- RECORDS -
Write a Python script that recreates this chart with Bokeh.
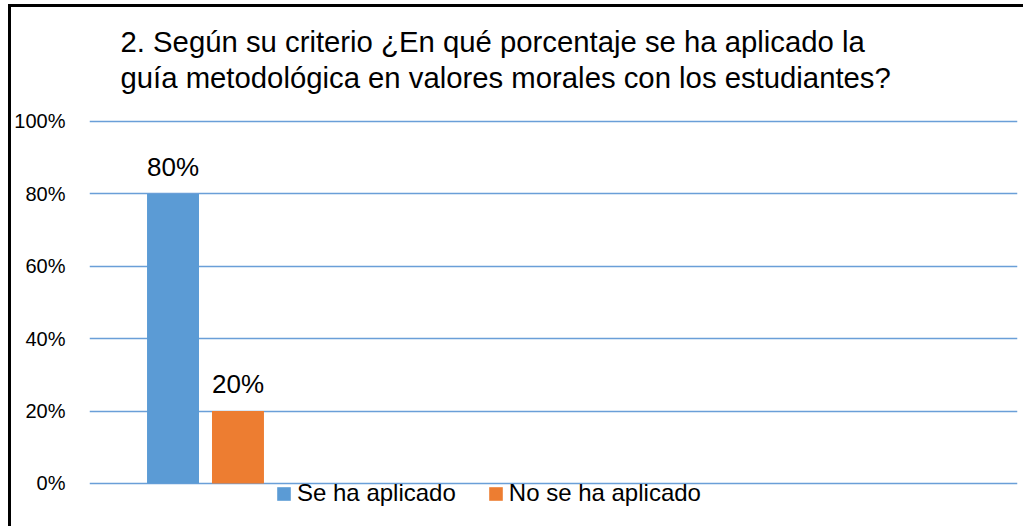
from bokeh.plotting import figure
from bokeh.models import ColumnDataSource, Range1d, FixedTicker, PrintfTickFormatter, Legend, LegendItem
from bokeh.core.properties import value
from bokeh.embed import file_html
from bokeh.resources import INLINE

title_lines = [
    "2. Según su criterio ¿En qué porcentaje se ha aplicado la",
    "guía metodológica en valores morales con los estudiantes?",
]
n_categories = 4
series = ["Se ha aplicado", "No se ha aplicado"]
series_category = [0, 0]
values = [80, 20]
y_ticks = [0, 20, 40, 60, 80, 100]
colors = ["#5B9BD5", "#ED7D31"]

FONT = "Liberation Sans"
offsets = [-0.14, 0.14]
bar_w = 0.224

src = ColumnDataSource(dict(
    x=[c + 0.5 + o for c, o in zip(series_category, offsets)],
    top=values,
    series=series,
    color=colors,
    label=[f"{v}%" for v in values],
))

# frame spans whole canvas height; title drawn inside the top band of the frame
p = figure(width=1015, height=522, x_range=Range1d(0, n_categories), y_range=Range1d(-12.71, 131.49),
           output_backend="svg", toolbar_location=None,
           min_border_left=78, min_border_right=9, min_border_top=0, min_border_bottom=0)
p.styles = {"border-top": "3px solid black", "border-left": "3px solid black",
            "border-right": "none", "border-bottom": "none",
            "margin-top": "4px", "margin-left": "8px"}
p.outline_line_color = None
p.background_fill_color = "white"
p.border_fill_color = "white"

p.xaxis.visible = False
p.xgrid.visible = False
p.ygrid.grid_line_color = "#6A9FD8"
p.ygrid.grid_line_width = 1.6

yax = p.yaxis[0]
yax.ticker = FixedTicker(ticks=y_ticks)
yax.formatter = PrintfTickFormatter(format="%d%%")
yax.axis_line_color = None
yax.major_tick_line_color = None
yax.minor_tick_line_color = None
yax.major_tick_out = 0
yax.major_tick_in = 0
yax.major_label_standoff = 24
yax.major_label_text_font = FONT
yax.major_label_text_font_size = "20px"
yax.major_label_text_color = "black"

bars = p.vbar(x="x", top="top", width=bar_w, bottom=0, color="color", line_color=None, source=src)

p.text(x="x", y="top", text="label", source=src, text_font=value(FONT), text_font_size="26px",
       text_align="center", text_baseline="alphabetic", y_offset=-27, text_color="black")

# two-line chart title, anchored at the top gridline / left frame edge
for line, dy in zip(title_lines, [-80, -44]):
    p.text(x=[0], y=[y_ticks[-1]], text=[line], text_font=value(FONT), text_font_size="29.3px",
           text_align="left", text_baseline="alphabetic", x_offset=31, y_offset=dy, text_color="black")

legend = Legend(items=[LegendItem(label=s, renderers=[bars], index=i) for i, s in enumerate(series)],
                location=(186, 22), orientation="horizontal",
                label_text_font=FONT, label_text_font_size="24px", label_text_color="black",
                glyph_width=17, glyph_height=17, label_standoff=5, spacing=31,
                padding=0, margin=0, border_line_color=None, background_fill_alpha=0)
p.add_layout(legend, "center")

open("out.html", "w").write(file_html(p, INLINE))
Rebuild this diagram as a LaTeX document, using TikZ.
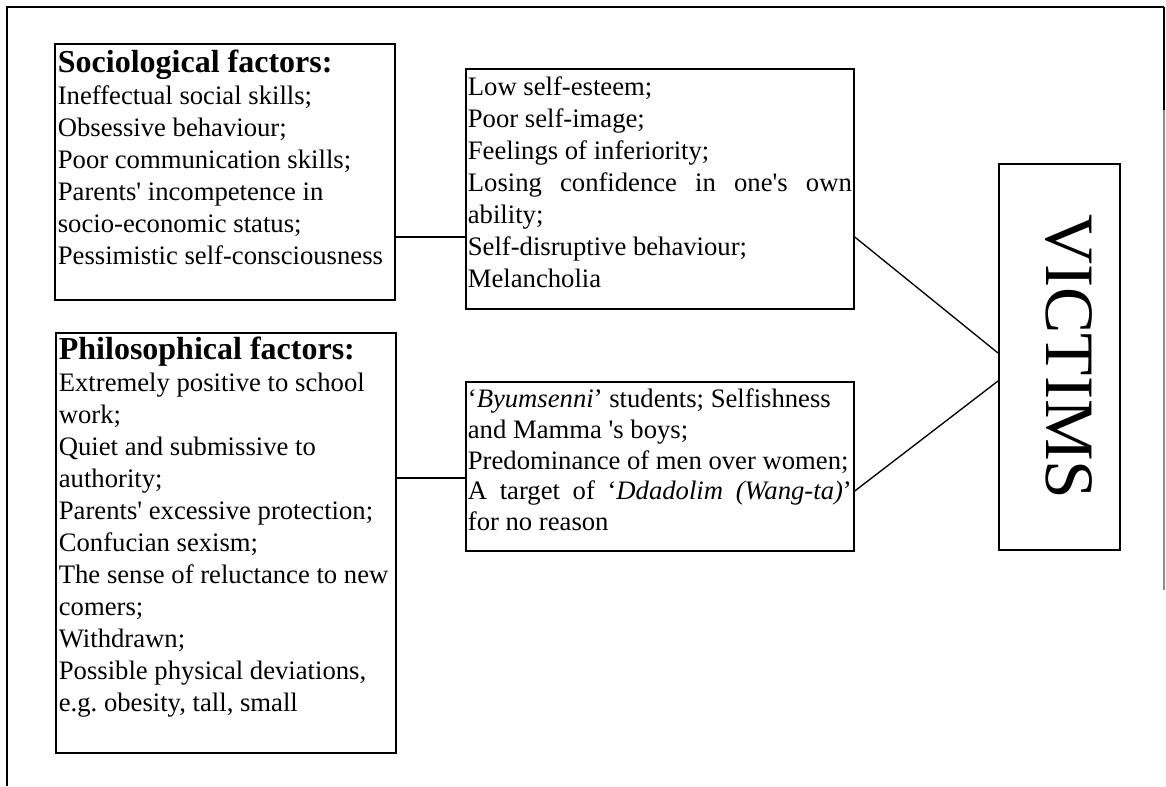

- EXERCISE OBJECTIVE -
In the entries above, identify every line with the word "chart". Copy those lines.

- FULL RESPONSE -
Write a Python script that recreates this chart with Bokeh.
# two-line chart title, anchored at the top gridline / left frame edge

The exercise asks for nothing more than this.